Mohammad Al-Shamlan

Personal information
- Full name: Mohammed Shamlan Mubarak Basheer Al-Shamlan
- Date of birth: 26 December 1972 (age 52)
- Place of birth: Bahrain
- Position: Defender

Team information
- Current team: Hidd SCC (manager)

International career
- Years: Team / Apps / (Gls)
- Bahrain

Managerial career
- 2005–2007: Pakistan (assistant)
- 2010: Bahrain U-23
- 2012–2013: Manama Club
- 2013–2015: Pakistan
- 2014–2015: Pakistan U-23
- 2016: Riffa SC
- 2017: Hidd SCC
- 2017–2019: Manama Club
- 2019–2021: Hidd SCC
- 2021: Al-Khaldiya SC
- 2022–: Hidd SCC

= Mohammad Al-Shamlan =

Bahraini football coach (born 1972)

Mohammad Al-Shamlan (born 26 December 1972) is a Bahraini football coach. Besides Bahrain, he has managed in Pakistan.
Leading the Bahrain Olympic Team to the 2010 Asian Games, he left them after a dismal campaign which saw them fail to progress past the group stage.
Was denied entry into Palestine by Israel to join his team in the 2014 Palestine International Championship for some days and was forced to sit out of their first game.

==Career==
He sent 5 goalkeeping coaches to License B training courses in Bahrain when managing Pakistan and was the only foreign coach to deliberately quit the Pakistan job.

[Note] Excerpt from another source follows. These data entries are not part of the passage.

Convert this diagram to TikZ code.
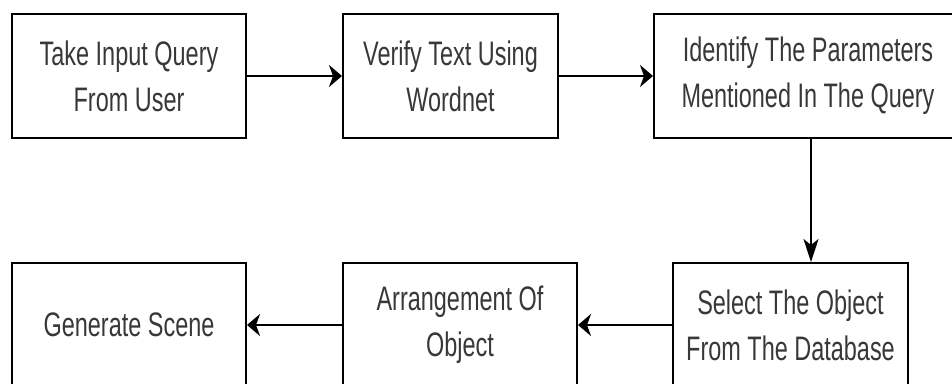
\documentclass[tikz,border=0pt]{standalone}
\usepackage{fontspec}
\setmainfont{Liberation Sans}[FakeStretch=0.69]
\usetikzlibrary{arrows.meta}
\definecolor{txt}{gray}{0.22}
\begin{document}
\begin{tikzpicture}[x=1pt,y=-1pt,
  stepbox/.style={draw=black,line width=2pt,inner sep=0pt,minimum height=124pt,
    align=center,text=txt,font=\fontsize{34}{46}\selectfont},
  harrow/.style={line width=2pt,-{Stealth[length=13pt,width=22pt,inset=4pt]}},
  varrow/.style={line width=2pt,-{Stealth[length=23pt,width=15pt,inset=6pt]}}]
\useasboundingbox (0,0) rectangle (952,383);
\clip (0,0) rectangle (952,383);
\node[stepbox,minimum width=234pt] (a) at (129,76) {Take Input Query\\From User};
\node[stepbox,minimum width=215pt] (b) at (450.5,76) {Verify Text Using\\Wordnet};
\node[stepbox,minimum width=308pt] (c) at (808,76) {Identify The Parameters\\Mentioned In The Query};
\node[stepbox,minimum width=235pt] (d) at (790.5,325) {Select The Object\\From The Database};
\node[stepbox,minimum width=234pt] (e) at (460,325) {Arrangement Of\\Object};
\node[stepbox,minimum width=234pt] (f) at (129,325) {Generate Scene};
\draw[harrow] (a.east) -- (b.west);
\draw[harrow] (b.east) -- (c.west);
\draw[varrow] (c.south -| 811,0) -- (d.north -| 811,0);
\draw[harrow] (d.west) -- (e.east);
\draw[harrow] (e.west) -- (f.east);
\end{tikzpicture}
\end{document}
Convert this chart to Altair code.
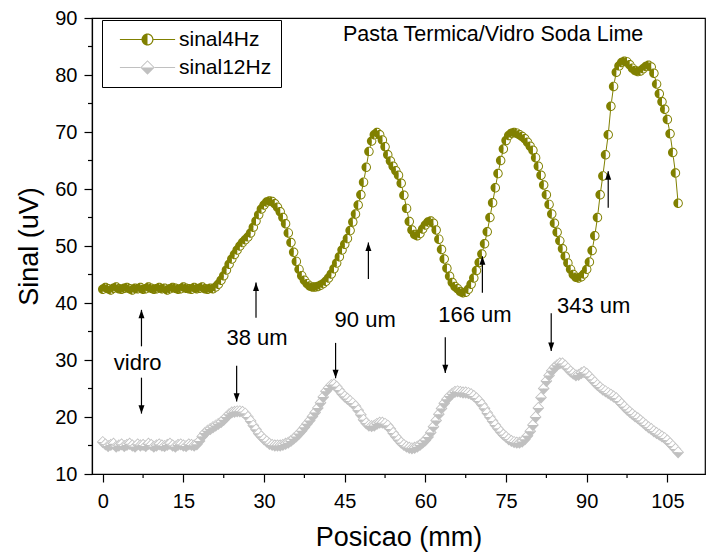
import altair as alt
import pandas as pd

# ---------------- data ----------------
X_START = 0.0
X_STEP = 0.5

SINAL_4HZ = [
    42.4, 42.7, 42.5, 42.3, 42.6, 42.8, 42.5, 42.4, 42.6, 42.7,
    42.5, 42.3, 42.6, 42.5, 42.7, 42.4, 42.5, 42.8, 42.6, 42.4,
    42.5, 42.7, 42.5, 42.6, 42.3, 42.5, 42.7, 42.6, 42.4, 42.5,
    42.8, 42.6, 42.5, 42.4, 42.7, 42.5, 42.6, 42.8, 42.5, 42.4,
    42.6, 42.5, 42.8, 43.3, 44.0, 44.8, 45.8, 46.8, 47.7, 48.5,
    49.3, 50.0, 50.6, 51.1, 51.6, 52.3, 53.3, 54.4, 55.5, 56.5,
    57.2, 57.7, 57.9, 57.8, 57.4, 56.8, 56.0, 55.0, 53.9, 52.3,
    50.6, 48.9, 47.3, 45.9, 44.8, 44.0, 43.4, 43.0, 42.8, 42.8,
    42.9, 43.1, 43.4, 43.8, 44.4, 45.1, 46.0, 47.0, 48.1, 49.3,
    50.3, 51.3, 52.7, 54.2, 55.6, 57.2, 59.0, 61.2, 63.8, 66.6,
    68.4, 69.5, 69.9, 69.5, 68.6, 67.4, 66.0, 64.9, 64.0, 63.2,
    62.4, 61.0, 58.9, 56.6, 54.3, 52.8, 52.0, 51.8, 52.2, 53.0,
    53.7, 54.2, 54.4, 54.0, 52.8, 51.2, 49.4, 47.7, 46.1, 44.7,
    43.6, 42.9, 42.5, 42.0, 41.8, 41.9, 42.4, 43.3, 44.4, 45.7,
    47.1, 48.6, 50.4, 52.5, 55.0, 57.6, 60.2, 62.7, 65.0, 67.0,
    68.5, 69.4, 69.8, 69.9, 69.8, 69.5, 69.2, 68.8, 68.2, 67.5,
    66.8, 65.5, 64.0, 62.4, 60.7, 59.0, 57.3, 55.6, 54.0, 52.4,
    50.9, 49.5, 48.2, 47.0, 45.9, 45.0, 44.5, 44.4, 44.6, 45.1,
    45.9, 47.2, 49.2, 51.8, 55.0, 59.0, 62.3, 66.0, 69.5, 74.5,
    78.0, 80.5, 81.6, 82.2, 82.4, 82.3, 81.8, 81.2, 80.8, 80.6,
    80.7, 81.1, 81.5, 81.7, 81.4, 80.3, 78.4, 76.7, 75.3, 74.0,
    72.2, 69.7, 66.4, 62.8, 57.5,
]

SINAL_12HZ = [
    15.6, 15.2, 14.9, 15.1, 15.3, 14.8, 15.0, 15.2, 14.9, 15.1,
    15.3, 15.0, 14.8, 15.2, 15.0, 15.1, 14.9, 15.3, 15.1, 14.8,
    15.0, 15.2, 15.0, 14.9, 15.1, 15.3, 15.0, 14.8, 15.1, 15.2,
    15.0, 14.9, 15.2, 15.1, 15.0, 15.2, 15.8, 16.6, 17.2, 17.6,
    17.9, 18.2, 18.5, 18.8, 19.1, 19.5, 20.0, 20.5, 20.8, 20.9,
    21.0, 21.0, 20.9, 20.6, 20.0, 19.3, 18.5, 17.8, 17.1, 16.6,
    16.1, 15.7, 15.3, 15.1, 15.0, 15.0, 15.0, 15.1, 15.3, 15.5,
    15.8, 16.2, 16.6, 17.1, 17.6, 18.2, 18.8, 19.4, 20.1, 20.8,
    21.6, 22.5, 23.5, 24.5, 25.1, 25.6, 25.7, 25.3, 24.7, 24.1,
    23.6, 23.2, 22.8, 22.4, 21.9, 21.2, 20.4, 19.5, 18.9, 18.5,
    18.4, 18.5, 18.8, 19.0, 19.0, 18.8, 18.5, 17.9, 17.2, 16.6,
    16.0, 15.5, 15.1, 14.8, 14.6, 14.5, 14.6, 14.8, 15.1, 15.5,
    15.9, 16.5, 17.3, 18.3, 19.4, 20.5, 21.5, 22.4, 23.1, 23.7,
    24.1, 24.4, 24.5, 24.4, 24.3, 24.3, 24.2, 24.0, 23.7, 23.3,
    22.8, 22.2, 21.5, 20.7, 20.0, 19.3, 18.6, 18.0, 17.4, 16.9,
    16.5, 16.1, 15.8, 15.6, 15.5, 15.5, 15.7, 16.1, 16.7, 17.5,
    18.6, 20.0, 21.6, 23.4, 25.0, 26.3, 27.3, 28.1, 28.7, 29.1,
    29.4, 29.4, 29.0, 28.5, 28.0, 27.6, 27.3, 27.4, 27.7, 27.9,
    27.6, 27.1, 26.6, 26.1, 25.6, 25.2, 24.8, 24.5, 24.2, 23.9,
    23.6, 23.3, 22.8, 22.3, 21.8, 21.3, 20.9, 20.5, 20.1, 19.8,
    19.4, 19.0, 18.6, 18.2, 17.9, 17.5, 17.2, 16.9, 16.6, 16.3,
    15.9, 15.4, 14.9, 14.4, 13.8,
]

SERIES_NAMES = ["sinal4Hz", "sinal12Hz"]

X_TICKS = [0, 15, 30, 45, 60, 75, 90, 105]
X_MINOR = [7.5, 22.5, 37.5, 52.5, 67.5, 82.5, 97.5]
Y_TICKS = [10, 20, 30, 40, 50, 60, 70, 80, 90]
Y_MINOR = [15, 25, 35, 45, 55, 65, 75, 85]

CHART_TITLE = "Pasta Termica/Vidro Soda Lime"
CHART_TITLE_X = [72.6]
CHART_TITLE_Y = [87.0]

LABEL_TEXT = ["vidro", "38 um", "90 um", "166 um", "343 um"]
LABEL_X = [6.5, 28.7, 48.8, 69.2, 91.3]
LABEL_Y = [29.5, 33.9, 37.1, 37.9, 39.4]

ARROW_X = [7.2, 7.2, 24.9, 28.5, 43.3, 49.4, 63.7, 70.6, 83.4, 94.0]
ARROW_FROM = [32.4, 26.9, 29.0, 37.4, 33.0, 44.2, 34.0, 41.8, 38.2, 56.7]
ARROW_TO = [38.8, 20.6, 22.7, 43.6, 26.8, 50.6, 27.7, 48.2, 31.6, 63.1]

# ---------------- style ----------------
FONT = "Liberation Sans"
OLIVE = "#808000"
SILVER = "#C0C0C0"

CIRCLE_WHITE = "M 0 -1 A 1 1 0 0 1 0 1 Z"
CIRCLE_COLOR = ("M 0 -1 A 1 1 0 0 0 0 1 Z "
                "M 0 -1 A 1 1 0 0 1 0 1 L 0 0.8 A 0.8 0.8 0 0 0 0 -0.8 Z")
DIAMOND_WHITE = "M -1.25 0 L 0 -1.3 L 1.25 0 Z"
DIAMOND_COLOR = ("M -1.25 0 L 1.25 0 L 0 1.3 Z "
                 "M -1.25 0 L 0 -1.3 L 1.25 0 L 1.0 0 L 0 -1.05 L -1.0 0 Z")
LEG_LINES_C = ("M -4.6 -0.09 L -1 -0.09 L -1 0.09 L -4.6 0.09 Z "
               "M 1 -0.09 L 4.6 -0.09 L 4.6 0.09 L 1 0.09 Z ")
LEG_LINES_D = ("M -4.6 -0.09 L -1.2 -0.09 L -1.2 0.09 L -4.6 0.09 Z "
               "M 1.2 -0.09 L 4.6 -0.09 L 4.6 0.09 L 1.2 0.09 Z ")
LEG_DIAMOND = ("M -1.2 0 L 1.2 0 L 0 1.2 Z "
               "M -1.2 0 L 0 -1.2 L 1.2 0 L 1.0 0 L 0 -1.0 L -1.0 0 Z")
LEGEND_CIRCLE = LEG_LINES_C + CIRCLE_COLOR
LEGEND_DIAMOND = LEG_LINES_D + LEG_DIAMOND
ARROW_UP = "M 0 0 L 1 2.8 L -1 2.8 Z"
ARROW_DOWN = "M 0 0 L 1 -2.8 L -1 -2.8 Z"

KEYS = ["c_w", "c_c", "d_w", "d_c"] + SERIES_NAMES
FILLS = ["white", OLIVE, "white", SILVER, OLIVE, SILVER]
SHAPES = [CIRCLE_WHITE, CIRCLE_COLOR, DIAMOND_WHITE, DIAMOND_COLOR,
          LEGEND_CIRCLE, LEGEND_DIAMOND]

# ---------------- tables ----------------
def xs(n):
    return [X_START + i * X_STEP for i in range(n)]

df4 = pd.DataFrame({"x": xs(len(SINAL_4HZ)), "y": SINAL_4HZ})
df12 = pd.DataFrame({"x": xs(len(SINAL_12HZ)), "y": SINAL_12HZ})

rows = []
for d, (kw, kc) in [(df12, ("d_w", "d_c")), (df4, ("c_w", "c_c"))]:
    for xv, yv in zip(d["x"], d["y"]):
        rows.append({"x": xv, "y": yv, "key": kw})
        rows.append({"x": xv, "y": yv, "key": kc})
pts = pd.DataFrame(rows)

labels_df = pd.DataFrame({"x": LABEL_X, "y": LABEL_Y, "label": LABEL_TEXT})
title_df = pd.DataFrame({"x": CHART_TITLE_X, "y": CHART_TITLE_Y, "label": [CHART_TITLE]})
arrows_df = pd.DataFrame({"x": ARROW_X, "y": ARROW_FROM, "y2": ARROW_TO})
arrows_df["dir"] = ["up" if b > a else "down" for a, b in zip(ARROW_FROM, ARROW_TO)]
heads_df = pd.DataFrame({"x": ARROW_X, "y": ARROW_TO, "dir": arrows_df["dir"]})
xminor_df = pd.DataFrame({"x": X_MINOR})
yminor_df = pd.DataFrame({"y": Y_MINOR})

# ---------------- encodings ----------------
XAXIS = alt.Axis(values=X_TICKS, title="Posicao (mm)", grid=False, tickSize=8,
                 tickWidth=1.2, tickColor="black", domainColor="black",
                 domainWidth=1.2, labelFont=FONT, labelFontSize=20,
                 labelColor="black", labelPadding=9, labelFlush=False,
                 labelOverlap=False, titleFont=FONT, titleFontSize=27,
                 titleFontWeight="normal", titleColor="black", titlePadding=13)
YAXIS = alt.Axis(values=Y_TICKS, title="Sinal (uV)", grid=False, tickSize=8,
                 tickWidth=1.2, tickColor="black", domainColor="black",
                 domainWidth=1.2, labelFont=FONT, labelFontSize=20,
                 labelColor="black", labelPadding=7, labelFlush=False,
                 labelOverlap=False, titleFont=FONT, titleFontSize=27,
                 titleFontWeight="normal", titleColor="black", titlePadding=11)
XS = alt.Scale(domain=[-2, 112], nice=False, zero=False)
YS = alt.Scale(domain=[10, 90], nice=False, zero=False)
X = alt.X("x:Q", scale=XS, axis=XAXIS)
Y = alt.Y("y:Q", scale=YS, axis=YAXIS)

LEG = alt.Legend(values=SERIES_NAMES, title=None, orient="none", legendX=10,
                 legendY=2, symbolSize=144, symbolStrokeWidth=0,
                 symbolOffset=26, padding=9, labelOffset=21, labelFont=FONT,
                 labelFontSize=21, labelColor="black", strokeColor="black",
                 fillColor="white", rowPadding=6)

line12 = alt.Chart(df12).mark_line(color=SILVER, strokeWidth=1).encode(x=X, y=Y)
line4 = alt.Chart(df4).mark_line(color=OLIVE, strokeWidth=1).encode(x=X, y=Y)

markers = alt.Chart(pts).mark_point(filled=True, opacity=1, size=90,
                                    strokeWidth=0).encode(
    x=X, y=Y,
    fill=alt.Fill("key:N", scale=alt.Scale(domain=KEYS, range=FILLS), legend=LEG),
    shape=alt.Shape("key:N", scale=alt.Scale(domain=KEYS, range=SHAPES), legend=LEG),
)

shafts = alt.Chart(arrows_df).mark_rule(color="black", strokeWidth=1.2).encode(
    x=X, y=Y, y2="y2:Q")
heads_up = alt.Chart(heads_df).transform_filter(alt.datum.dir == "up").mark_point(
    shape=ARROW_UP, filled=True, color="black", opacity=1, size=36,
    strokeWidth=0).encode(x=X, y=Y)
heads_down = alt.Chart(heads_df).transform_filter(alt.datum.dir == "down").mark_point(
    shape=ARROW_DOWN, filled=True, color="black", opacity=1, size=36,
    strokeWidth=0).encode(x=X, y=Y)

labels = alt.Chart(labels_df).mark_text(font=FONT, fontSize=22, color="black",
                                        align="center", baseline="middle").encode(
    x=X, y=Y, text="label:N")
title = alt.Chart(title_df).mark_text(font=FONT, fontSize=21.5, color="black",
                                      align="center", baseline="middle").encode(
    x=X, y=Y, text="label:N")

xminor = alt.Chart(xminor_df).mark_rule(color="black", strokeWidth=1.2).encode(
    x=X, y=alt.value(456), y2=alt.value(460))
yminor = alt.Chart(yminor_df).mark_rule(color="black", strokeWidth=1.2).encode(
    y=Y, x=alt.value(0), x2=alt.value(-4))

chart = alt.layer(
    line12, line4, markers, shafts, heads_up, heads_down, labels, title,
    xminor, yminor,
).properties(
    width=613, height=456, autosize=alt.AutoSizeParams(type="none"),
    padding={"left": 92, "top": 18, "right": 15, "bottom": 81},
    background="white",
).configure_view(stroke="black", strokeWidth=1.2)

chart.save("out.html", embed_options={"renderer": "svg", "actions": False})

===Pakistan National Team===
Mohammad Al-Shamlan was designated as manager of Pakistan in 2013, asking for a six-month buffer period in order to yield positive results. As their manager, he tried to utilize Pakistan's football talent but failed and quit the job in summer 2015, joining Riffa SC in the Bahraini Premier League.
With Al-Shamlan as coach, Pakistan failed to progress to the second round of the 2018 FIFA World Cup qualification.

===Pakistan Under 23's===
Blamed for unsatisfactory results for the Pakistan U-23's in the 2016 AFC U-23 Championship qualifying stages and losing all matches, he was backed by the Pakistan Football Federation.